Information supplied.
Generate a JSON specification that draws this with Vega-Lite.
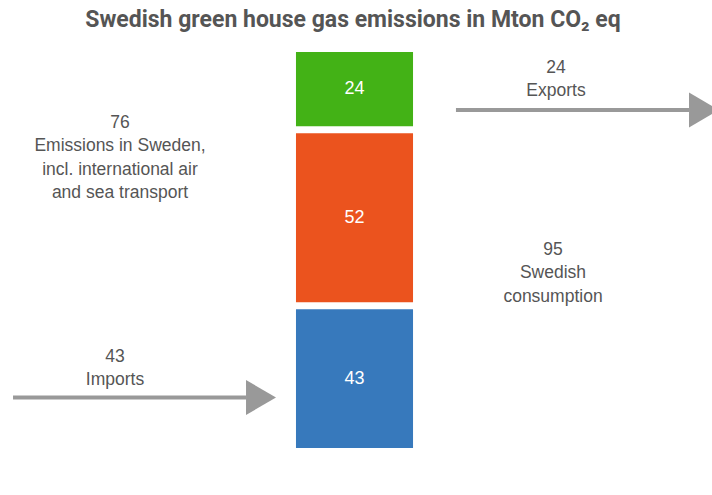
{
  "$schema": "https://vega.github.io/schema/vega-lite/v6.json",
  "width": 712,
  "height": 455,
  "autosize": "none",
  "padding": {"left": 0, "right": 0, "top": 40, "bottom": 0},
  "background": "white",
  "title": {
    "text": "Swedish green house gas emissions in Mton CO₂ eq",
    "font": "Roboto",
    "fontSize": 23,
    "fontWeight": "bold",
    "color": "#555555",
    "anchor": "middle",
    "frame": "group",
    "offset": 8,
    "dx": -3
  },
  "config": {"view": {"stroke": null}},
  "datasets": {
    "emissions": [
      {"part": "Imports", "value": 43, "order": 1},
      {"part": "Domestic", "value": 52, "order": 2},
      {"part": "Exports", "value": 24, "order": 3}
    ],
    "notes": [
      {"name": "Imports", "value": 43, "label": "43\nImports"},
      {"name": "Exports", "value": 24, "label": "24\nExports"},
      {"name": "Emissions", "value": 76, "label": "76\nEmissions in Sweden,\nincl. international air\nand sea transport"},
      {"name": "Consumption", "value": 95, "label": "95\nSwedish\nconsumption"}
    ]
  },
  "layer": [
    {
      "data": {"name": "emissions"},
      "transform": [
        {"stack": "value", "groupby": [], "sort": [{"field": "order", "order": "ascending"}], "as": ["v0", "v1"]}
      ],
      "mark": {"type": "bar", "yOffset": 3.5, "y2Offset": -3.5},
      "encoding": {
        "x": {"datum": 41.57, "type": "quantitative", "scale": {"domain": [0, 100], "nice": false, "zero": false}, "axis": null},
        "x2": {"datum": 58.01},
        "y": {"field": "v1", "type": "quantitative", "scale": {"domain": [-12.84, 121.5], "nice": false, "zero": false}, "axis": null},
        "y2": {"field": "v0"},
        "color": {"field": "part", "type": "nominal", "scale": {"domain": ["Imports", "Domestic", "Exports"], "range": ["#3779BC", "#EB531E", "#43B216"]}, "legend": null}
      }
    },
    {
      "data": {"name": "emissions"},
      "transform": [
        {"stack": "value", "groupby": [], "sort": [{"field": "order", "order": "ascending"}], "as": ["v0", "v1"]},
        {"fold": ["v0", "v1"], "as": ["edge", "pos"]},
        {"aggregate": [{"op": "mean", "field": "pos", "as": "mid"}], "groupby": ["part", "value"]}
      ],
      "mark": {"type": "text", "color": "white", "font": "Liberation Sans", "fontSize": 18, "baseline": "middle", "align": "center"},
      "encoding": {
        "x": {"datum": 49.79, "type": "quantitative", "scale": {"domain": [0, 100], "nice": false, "zero": false}, "axis": null},
        "y": {"field": "mid", "type": "quantitative", "scale": {"domain": [-12.84, 121.5], "nice": false, "zero": false}, "axis": null},
        "text": {"field": "value", "type": "quantitative"}
      }
    },
    {
      "data": {"name": "notes"},
      "transform": [{"filter": "datum.name === 'Imports'"}],
      "mark": {"type": "rule", "color": "#999999", "strokeWidth": 4},
      "encoding": {
        "x": {"datum": 1.83, "type": "quantitative", "scale": {"domain": [0, 100], "nice": false, "zero": false}, "axis": null},
        "x2": {"datum": 34.55},
        "y": {"datum": 15.94, "type": "quantitative", "scale": {"domain": [-12.84, 121.5], "nice": false, "zero": false}, "axis": null}
      }
    },
    {
      "data": {"name": "notes"},
      "transform": [{"filter": "datum.name === 'Imports'"}],
      "mark": {"type": "point", "shape": "M-0.857,-1L0.857,0L-0.857,1Z", "filled": true, "size": 1225, "color": "#999999", "opacity": 1, "strokeWidth": 0},
      "encoding": {
        "x": {"datum": 36.66, "type": "quantitative", "scale": {"domain": [0, 100], "nice": false, "zero": false}, "axis": null},
        "y": {"datum": 15.94, "type": "quantitative", "scale": {"domain": [-12.84, 121.5], "nice": false, "zero": false}, "axis": null}
      }
    },
    {
      "data": {"name": "notes"},
      "transform": [{"filter": "datum.name === 'Exports'"}],
      "mark": {"type": "rule", "color": "#999999", "strokeWidth": 4},
      "encoding": {
        "x": {"datum": 64.04, "type": "quantitative", "scale": {"domain": [0, 100], "nice": false, "zero": false}, "axis": null},
        "x2": {"datum": 96.77},
        "y": {"datum": 100.83, "type": "quantitative", "scale": {"domain": [-12.84, 121.5], "nice": false, "zero": false}, "axis": null}
      }
    },
    {
      "data": {"name": "notes"},
      "transform": [{"filter": "datum.name === 'Exports'"}],
      "mark": {"type": "point", "shape": "M-0.857,-1L0.857,0L-0.857,1Z", "filled": true, "size": 1225, "color": "#999999", "opacity": 1, "strokeWidth": 0},
      "encoding": {
        "x": {"datum": 98.88, "type": "quantitative", "scale": {"domain": [0, 100], "nice": false, "zero": false}, "axis": null},
        "y": {"datum": 100.83, "type": "quantitative", "scale": {"domain": [-12.84, 121.5], "nice": false, "zero": false}, "axis": null}
      }
    },
    {
      "data": {"name": "notes"},
      "transform": [{"filter": "datum.name === 'Imports'"}],
      "mark": {"type": "text", "color": "#555555", "font": "Liberation Sans", "fontSize": 17.5, "lineHeight": 23, "lineBreak": "\n", "baseline": "middle", "align": "center"},
      "encoding": {
        "x": {"datum": 16.15, "type": "quantitative", "scale": {"domain": [0, 100], "nice": false, "zero": false}, "axis": null},
        "y": {"datum": 27.9, "type": "quantitative", "scale": {"domain": [-12.84, 121.5], "nice": false, "zero": false}, "axis": null},
        "text": {"field": "label", "type": "nominal"}
      }
    },
    {
      "data": {"name": "notes"},
      "transform": [{"filter": "datum.name === 'Exports'"}],
      "mark": {"type": "text", "color": "#555555", "font": "Liberation Sans", "fontSize": 17.5, "lineHeight": 23, "lineBreak": "\n", "baseline": "middle", "align": "center"},
      "encoding": {
        "x": {"datum": 78.09, "type": "quantitative", "scale": {"domain": [0, 100], "nice": false, "zero": false}, "axis": null},
        "y": {"datum": 113.2, "type": "quantitative", "scale": {"domain": [-12.84, 121.5], "nice": false, "zero": false}, "axis": null},
        "text": {"field": "label", "type": "nominal"}
      }
    },
    {
      "data": {"name": "notes"},
      "transform": [{"filter": "datum.name === 'Emissions'"}],
      "mark": {"type": "text", "color": "#555555", "font": "Liberation Sans", "fontSize": 17.5, "lineHeight": 23.5, "lineBreak": "\n", "baseline": "middle", "align": "center"},
      "encoding": {
        "x": {"datum": 16.85, "type": "quantitative", "scale": {"domain": [0, 100], "nice": false, "zero": false}, "axis": null},
        "y": {"datum": 97.0, "type": "quantitative", "scale": {"domain": [-12.84, 121.5], "nice": false, "zero": false}, "axis": null},
        "text": {"field": "label", "type": "nominal"}
      }
    },
    {
      "data": {"name": "notes"},
      "transform": [{"filter": "datum.name === 'Consumption'"}],
      "mark": {"type": "text", "color": "#555555", "font": "Liberation Sans", "fontSize": 17.5, "lineHeight": 23.5, "lineBreak": "\n", "baseline": "middle", "align": "center"},
      "encoding": {
        "x": {"datum": 77.67, "type": "quantitative", "scale": {"domain": [0, 100], "nice": false, "zero": false}, "axis": null},
        "y": {"datum": 59.5, "type": "quantitative", "scale": {"domain": [-12.84, 121.5], "nice": false, "zero": false}, "axis": null},
        "text": {"field": "label", "type": "nominal"}
      }
    }
  ]
}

Stated problem. Copy out all of the material exactly as written, without its pictures.

The reply.
Generate a JSON specification that draws this with Vega-Lite.
{
  "$schema": "https://vega.github.io/schema/vega-lite/v6.json",
  "width": 712,
  "height": 455,
  "autosize": "none",
  "padding": {"left": 0, "right": 0, "top": 40, "bottom": 0},
  "background": "white",
  "title": {
    "text": "Swedish green house gas emissions in Mton CO₂ eq",
    "font": "Roboto",
    "fontSize": 23,
    "fontWeight": "bold",
    "color": "#555555",
    "anchor": "middle",
    "frame": "group",
    "offset": 8,
    "dx": -3
  },
  "config": {"view": {"stroke": null}},
  "datasets": {
    "emissions": [
      {"part": "Imports", "value": 43, "order": 1},
      {"part": "Domestic", "value": 52, "order": 2},
      {"part": "Exports", "value": 24, "order": 3}
    ],
    "notes": [
      {"name": "Imports", "value": 43, "label": "43\nImports"},
      {"name": "Exports", "value": 24, "label": "24\nExports"},
      {"name": "Emissions", "value": 76, "label": "76\nEmissions in Sweden,\nincl. international air\nand sea transport"},
      {"name": "Consumption", "value": 95, "label": "95\nSwedish\nconsumption"}
    ]
  },
  "layer": [
    {
      "data": {"name": "emissions"},
      "transform": [
        {"stack": "value", "groupby": [], "sort": [{"field": "order", "order": "ascending"}], "as": ["v0", "v1"]}
      ],
      "mark": {"type": "bar", "yOffset": 3.5, "y2Offset": -3.5},
      "encoding": {
        "x": {"datum": 41.57, "type": "quantitative", "scale": {"domain": [0, 100], "nice": false, "zero": false}, "axis": null},
        "x2": {"datum": 58.01},
        "y": {"field": "v1", "type": "quantitative", "scale": {"domain": [-12.84, 121.5], "nice": false, "zero": false}, "axis": null},
        "y2": {"field": "v0"},
        "color": {"field": "part", "type": "nominal", "scale": {"domain": ["Imports", "Domestic", "Exports"], "range": ["#3779BC", "#EB531E", "#43B216"]}, "legend": null}
      }
    },
    {
      "data": {"name": "emissions"},
      "transform": [
        {"stack": "value", "groupby": [], "sort": [{"field": "order", "order": "ascending"}], "as": ["v0", "v1"]},
        {"fold": ["v0", "v1"], "as": ["edge", "pos"]},
        {"aggregate": [{"op": "mean", "field": "pos", "as": "mid"}], "groupby": ["part", "value"]}
      ],
      "mark": {"type": "text", "color": "white", "font": "Liberation Sans", "fontSize": 18, "baseline": "middle", "align": "center"},
      "encoding": {
        "x": {"datum": 49.79, "type": "quantitative", "scale": {"domain": [0, 100], "nice": false, "zero": false}, "axis": null},
        "y": {"field": "mid", "type": "quantitative", "scale": {"domain": [-12.84, 121.5], "nice": false, "zero": false}, "axis": null},
        "text": {"field": "value", "type": "quantitative"}
      }
    },
    {
      "data": {"name": "notes"},
      "transform": [{"filter": "datum.name === 'Imports'"}],
      "mark": {"type": "rule", "color": "#999999", "strokeWidth": 4},
      "encoding": {
        "x": {"datum": 1.83, "type": "quantitative", "scale": {"domain": [0, 100], "nice": false, "zero": false}, "axis": null},
        "x2": {"datum": 34.55},
        "y": {"datum": 15.94, "type": "quantitative", "scale": {"domain": [-12.84, 121.5], "nice": false, "zero": false}, "axis": null}
      }
    },
    {
      "data": {"name": "notes"},
      "transform": [{"filter": "datum.name === 'Imports'"}],
      "mark": {"type": "point", "shape": "M-0.857,-1L0.857,0L-0.857,1Z", "filled": true, "size": 1225, "color": "#999999", "opacity": 1, "strokeWidth": 0},
      "encoding": {
        "x": {"datum": 36.66, "type": "quantitative", "scale": {"domain": [0, 100], "nice": false, "zero": false}, "axis": null},
        "y": {"datum": 15.94, "type": "quantitative", "scale": {"domain": [-12.84, 121.5], "nice": false, "zero": false}, "axis": null}
      }
    },
    {
      "data": {"name": "notes"},
      "transform": [{"filter": "datum.name === 'Exports'"}],
      "mark": {"type": "rule", "color": "#999999", "strokeWidth": 4},
      "encoding": {
        "x": {"datum": 64.04, "type": "quantitative", "scale": {"domain": [0, 100], "nice": false, "zero": false}, "axis": null},
        "x2": {"datum": 96.77},
        "y": {"datum": 100.83, "type": "quantitative", "scale": {"domain": [-12.84, 121.5], "nice": false, "zero": false}, "axis": null}
      }
    },
    {
      "data": {"name": "notes"},
      "transform": [{"filter": "datum.name === 'Exports'"}],
      "mark": {"type": "point", "shape": "M-0.857,-1L0.857,0L-0.857,1Z", "filled": true, "size": 1225, "color": "#999999", "opacity": 1, "strokeWidth": 0},
      "encoding": {
        "x": {"datum": 98.88, "type": "quantitative", "scale": {"domain": [0, 100], "nice": false, "zero": false}, "axis": null},
        "y": {"datum": 100.83, "type": "quantitative", "scale": {"domain": [-12.84, 121.5], "nice": false, "zero": false}, "axis": null}
      }
    },
    {
      "data": {"name": "notes"},
      "transform": [{"filter": "datum.name === 'Imports'"}],
      "mark": {"type": "text", "color": "#555555", "font": "Liberation Sans", "fontSize": 17.5, "lineHeight": 23, "lineBreak": "\n", "baseline": "middle", "align": "center"},
      "encoding": {
        "x": {"datum": 16.15, "type": "quantitative", "scale": {"domain": [0, 100], "nice": false, "zero": false}, "axis": null},
        "y": {"datum": 27.9, "type": "quantitative", "scale": {"domain": [-12.84, 121.5], "nice": false, "zero": false}, "axis": null},
        "text": {"field": "label", "type": "nominal"}
      }
    },
    {
      "data": {"name": "notes"},
      "transform": [{"filter": "datum.name === 'Exports'"}],
      "mark": {"type": "text", "color": "#555555", "font": "Liberation Sans", "fontSize": 17.5, "lineHeight": 23, "lineBreak": "\n", "baseline": "middle", "align": "center"},
      "encoding": {
        "x": {"datum": 78.09, "type": "quantitative", "scale": {"domain": [0, 100], "nice": false, "zero": false}, "axis": null},
        "y": {"datum": 113.2, "type": "quantitative", "scale": {"domain": [-12.84, 121.5], "nice": false, "zero": false}, "axis": null},
        "text": {"field": "label", "type": "nominal"}
      }
    },
    {
      "data": {"name": "notes"},
      "transform": [{"filter": "datum.name === 'Emissions'"}],
      "mark": {"type": "text", "color": "#555555", "font": "Liberation Sans", "fontSize": 17.5, "lineHeight": 23.5, "lineBreak": "\n", "baseline": "middle", "align": "center"},
      "encoding": {
        "x": {"datum": 16.85, "type": "quantitative", "scale": {"domain": [0, 100], "nice": false, "zero": false}, "axis": null},
        "y": {"datum": 97.0, "type": "quantitative", "scale": {"domain": [-12.84, 121.5], "nice": false, "zero": false}, "axis": null},
        "text": {"field": "label", "type": "nominal"}
      }
    },
    {
      "data": {"name": "notes"},
      "transform": [{"filter": "datum.name === 'Consumption'"}],
      "mark": {"type": "text", "color": "#555555", "font": "Liberation Sans", "fontSize": 17.5, "lineHeight": 23.5, "lineBreak": "\n", "baseline": "middle", "align": "center"},
      "encoding": {
        "x": {"datum": 77.67, "type": "quantitative", "scale": {"domain": [0, 100], "nice": false, "zero": false}, "axis": null},
        "y": {"datum": 59.5, "type": "quantitative", "scale": {"domain": [-12.84, 121.5], "nice": false, "zero": false}, "axis": null},
        "text": {"field": "label", "type": "nominal"}
      }
    }
  ]
}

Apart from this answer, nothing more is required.